TMA celebrates work of studio glass pioneer ChihulyWritten by John Dorsey | | firstname.lastname@example.org
Chihuly Toledo! had patrons lining up outside the Toledo Museum of Art’s (TMA) Glass Pavilion.
“At our opening for the exhibit we had people from Florida waiting outside to get in as soon as we opened the doors, as well as a number of other arts patrons from all over the country,” said TMA Curator of Glass, Jutta Page. “The mere mention of Dale Chihuly’s name has been causing a lot of excitement. I first came across his work at the Haystack School of Crafts in Maine in 1993 and was simply struck by the colors in his work.
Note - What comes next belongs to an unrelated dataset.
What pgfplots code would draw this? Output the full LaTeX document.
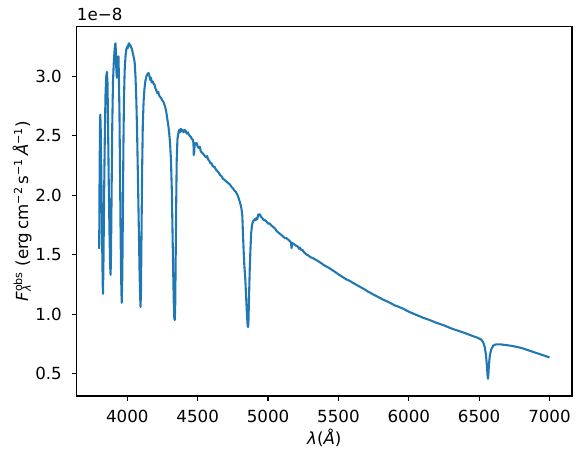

He is one of the most commercially successful artists to ever come out of the studio glass movement.”
A Seattle native, Chihuly was first asked to exhibit his work in a study of contemporary glass art in Toledo in 1970. After an accident in 1976 impaired his vision, Chihuly took on the role of choreographer and director for a team of artists. Chihuly is, perhaps, best known locally for his 9-foot chandelier, “Campiello del Remer #2,” which can be seen at the entrance to the Glass Pavilion.
“This exhibit includes work from every period and every series in Chihuly’s career. It is composed of every piece from our permanent collection, as well as pieces loaned out by private collectors,” Page said. “It’s interesting to see what pieces kicked off different directions in his work. A lot of people think that Chihuly never really blew glass himself, but one of the things this show does is prove that that is simply not true.”
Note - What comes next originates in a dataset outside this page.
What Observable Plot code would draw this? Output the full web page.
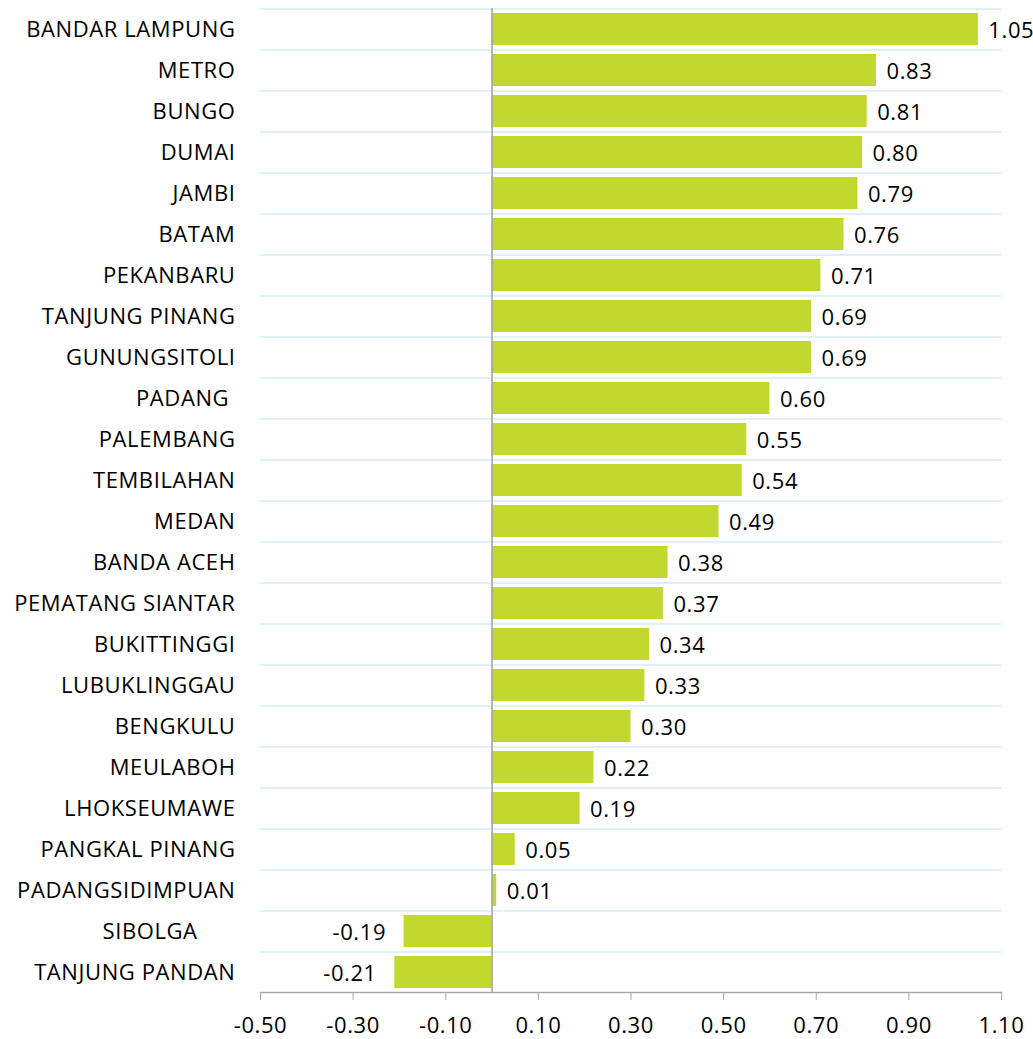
<!DOCTYPE html>
<html>
<head>
<meta charset="utf-8">
<script src="https://cdn.jsdelivr.net/npm/d3@7"></script>
<script src="https://cdn.jsdelivr.net/npm/@observablehq/plot@0.6"></script>
<style>
  html, body { margin: 0; padding: 0; background: #fff; }
  #chart svg text { white-space: pre; font-size: 22px; letter-spacing: 0.6px; }
</style>
</head>
<body>
<div id="chart"></div>
<script>
const cities = [
  "BANDAR LAMPUNG", "METRO", "BUNGO", "DUMAI", "JAMBI", "BATAM", "PEKANBARU",
  "TANJUNG PINANG", "GUNUNGSITOLI", "PADANG ", "PALEMBANG", "TEMBILAHAN", "MEDAN",
  "BANDA ACEH", "PEMATANG SIANTAR", "BUKITTINGGI", "LUBUKLINGGAU", "BENGKULU",
  "MEULABOH", "LHOKSEUMAWE", "PANGKAL PINANG", "PADANGSIDIMPUAN", "SIBOLGA      ",
  "TANJUNG PANDAN"
];
const values = [
  1.05, 0.83, 0.81, 0.80, 0.79, 0.76, 0.71,
  0.69, 0.69, 0.60, 0.55, 0.54, 0.49,
  0.38, 0.37, 0.34, 0.33, 0.30,
  0.22, 0.19, 0.05, 0.01, -0.19,
  -0.21
];
const xTicks = [-0.5, -0.3, -0.1, 0.1, 0.3, 0.5, 0.7, 0.9, 1.1];

const data = cities.map((c, i) => ({city: c, value: values[i]}));
const fmt = v => v.toFixed(2);

const chart = Plot.plot({
  width: 1033,
  height: 1039,
  marginLeft: 260,
  marginRight: 32,
  marginTop: 8,
  marginBottom: 47,
  style: {fontFamily: "'Open Sans', sans-serif", fontSize: "22px", color: "#000", background: "#fff"},
  x: {domain: [-0.5, 1.1], ticks: xTicks, tickFormat: fmt, label: null},
  y: {domain: cities, paddingInner: 0.22, paddingOuter: 0.11, label: null},
  marks: [
    Plot.ruleY(cities, {y: d => d, dy: -20.5, stroke: "#d6edf2", strokeWidth: 1.5}),
    Plot.barX(data, {x: "value", y: "city", fill: "#c2d82f"}),
    Plot.ruleX([0], {stroke: "#a0a0a0", strokeWidth: 1.5}),
    Plot.frame({anchor: "bottom", stroke: "#a6a6a6", strokeWidth: 1.5}),
    Plot.axisX({ticks: xTicks, tickFormat: fmt, tickSize: 8, tickPadding: 17, stroke: "#a6a6a6", fill: "#000", fontSize: 22, label: null}),
    Plot.axisY({tickSize: 0, tickPadding: 25, fill: "#000", fontSize: 22, label: null}),
    Plot.text(data.filter(d => d.value >= 0), {x: "value", y: "city", text: d => fmt(d.value), textAnchor: "start", dx: 10, dy: 1, fill: "#000", fontSize: 22}),
    Plot.text(data.filter(d => d.value < 0), {x: "value", y: "city", text: d => fmt(d.value), textAnchor: "end", dx: -18, dy: 1, fill: "#000", fontSize: 22})
  ]
});
document.getElementById("chart").appendChild(chart);
</script>
</body>
</html>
Chihuly Toledo! marks the first time the TMA’s entire Chihuly collection has been available for public viewing since 1993.
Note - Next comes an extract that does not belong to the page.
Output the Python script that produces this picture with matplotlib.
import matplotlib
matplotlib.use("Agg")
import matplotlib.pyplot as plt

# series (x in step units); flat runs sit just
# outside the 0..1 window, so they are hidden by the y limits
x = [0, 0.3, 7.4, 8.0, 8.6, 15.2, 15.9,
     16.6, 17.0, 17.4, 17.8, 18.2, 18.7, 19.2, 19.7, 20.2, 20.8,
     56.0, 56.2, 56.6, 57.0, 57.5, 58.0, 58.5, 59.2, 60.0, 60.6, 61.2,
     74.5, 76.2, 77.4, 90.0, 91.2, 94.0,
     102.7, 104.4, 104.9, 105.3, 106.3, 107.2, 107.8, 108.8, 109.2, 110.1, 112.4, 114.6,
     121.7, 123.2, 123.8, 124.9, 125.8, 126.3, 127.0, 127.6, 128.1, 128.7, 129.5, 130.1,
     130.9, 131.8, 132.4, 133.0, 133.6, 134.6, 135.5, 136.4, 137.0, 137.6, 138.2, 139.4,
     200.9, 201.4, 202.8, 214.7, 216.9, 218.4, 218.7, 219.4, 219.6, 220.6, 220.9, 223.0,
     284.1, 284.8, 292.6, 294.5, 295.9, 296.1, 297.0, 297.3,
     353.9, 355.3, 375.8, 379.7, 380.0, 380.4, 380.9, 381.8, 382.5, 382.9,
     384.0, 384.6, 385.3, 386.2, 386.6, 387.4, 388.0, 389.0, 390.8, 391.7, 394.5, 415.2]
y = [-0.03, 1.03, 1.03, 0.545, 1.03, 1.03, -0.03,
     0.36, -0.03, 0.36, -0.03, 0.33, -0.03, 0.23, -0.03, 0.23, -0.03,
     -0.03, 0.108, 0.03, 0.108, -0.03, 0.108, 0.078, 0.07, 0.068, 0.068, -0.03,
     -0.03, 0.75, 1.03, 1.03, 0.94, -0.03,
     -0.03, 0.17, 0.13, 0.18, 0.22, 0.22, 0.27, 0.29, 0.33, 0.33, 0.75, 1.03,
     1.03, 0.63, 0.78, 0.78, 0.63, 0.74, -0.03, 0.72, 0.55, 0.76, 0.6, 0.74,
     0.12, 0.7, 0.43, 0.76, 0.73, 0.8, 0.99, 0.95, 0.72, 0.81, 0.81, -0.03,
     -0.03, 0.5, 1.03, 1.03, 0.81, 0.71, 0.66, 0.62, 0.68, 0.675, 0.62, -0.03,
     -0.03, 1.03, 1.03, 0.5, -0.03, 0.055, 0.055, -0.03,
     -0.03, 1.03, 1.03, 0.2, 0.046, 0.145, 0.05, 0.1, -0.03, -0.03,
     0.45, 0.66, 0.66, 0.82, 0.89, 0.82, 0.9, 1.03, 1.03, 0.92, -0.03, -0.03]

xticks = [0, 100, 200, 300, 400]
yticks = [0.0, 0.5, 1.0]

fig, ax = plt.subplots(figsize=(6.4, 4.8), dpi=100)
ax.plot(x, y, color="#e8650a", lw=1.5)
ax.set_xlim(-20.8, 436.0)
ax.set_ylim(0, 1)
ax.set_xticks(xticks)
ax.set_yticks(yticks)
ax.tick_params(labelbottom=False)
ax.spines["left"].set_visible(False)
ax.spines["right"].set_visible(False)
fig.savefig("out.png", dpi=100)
“Dale Chihuly’s work speaks for itself. It’s vibrant, alive with color, light, depth and perspective.” “Just as no two pieces of art are identical, no two people view art in the same way. What’s special about Chihuly Toledo! is that our visitors, from avid collectors to the first-time visitors, will experience, share, appreciate and be fulfilled by a unique form of art that has its roots right here in Toledo.”
The exhibit will remain on display through Nov. 29.